Most players will first encounter the Underdark during the main campaign of Baldur's Gate 3, when attempting to reach Moonrise Towers. Players with preconceived notions of underground levels in games may imagine the Underdark as a series of drab, nondescript caverns, but the actual zone could not be more different from this. The Underdark is dangerous, unsettling, and actually seems to have taken some inspiration from some of Skyrim's iconic underground locations, Blackreach included. The Underdark is filled with alien, glowing fungi that light the paths the player will be traveling, paths lined with disturbing and formidable creatures, alongside ancient, abandoned structures. In these ways, the Underdark is similar to Blackreach.

Where the Underdark differs from Blackreach is in its complexity and dynamism. Blackreach may be filled with enemies and side content, but it feels mostly abandoned and devoid of life. This is typical of so many underground regions in video games, which is why some gamers may dread these levels. The Underdark takes a rather different approach; it's dense, geographically complex, and multilayered. Players have to wrestle with the environment in more ways than one, and the history of the area is still being written as the protagonists explore it.
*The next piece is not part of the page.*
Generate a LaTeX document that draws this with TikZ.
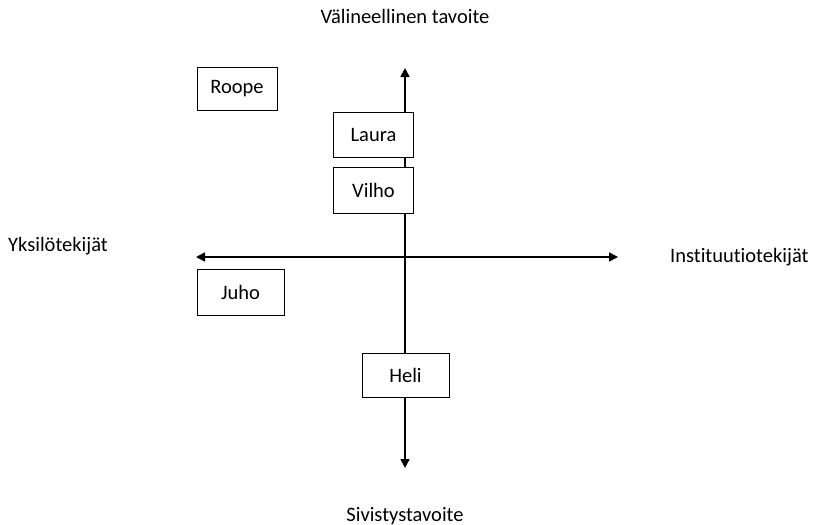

The Elder Scrolls is defined by choice, but there aren't too many interesting choices to be made in Blackreach and other underground areas. Contrast this with the Underdark, which is crawling with not just mindless monsters, but groups of intelligent humanoids as well, with their own goals that may conflict or align with those of the player. A good example of this is the Dwarf slavers that have taken over a Deep stronghold. This sort of rich, high-stakes narrative content is something that is missing in the underground regions of Skyrim and previous The Elder Scrolls games.

The follow-up to Skyrim is going to be very different from Baldur's Gate 3, but comparisons between the two will likely still be drawn. This is because, despite their differences, they are both ambitious Western RPGs, and potential mechanics like in-game relationships in The Elder Scrolls 6 now have to abide by the new standard set by Baldur's Gate 3, at least in the eyes of gaming audiences. The Elder Scrolls 6 shouldn't try to copy Baldur's Gate 3, but there is plenty that it can learn from it, with underground environments being but one example.

The Elder Scrolls 6 is in development.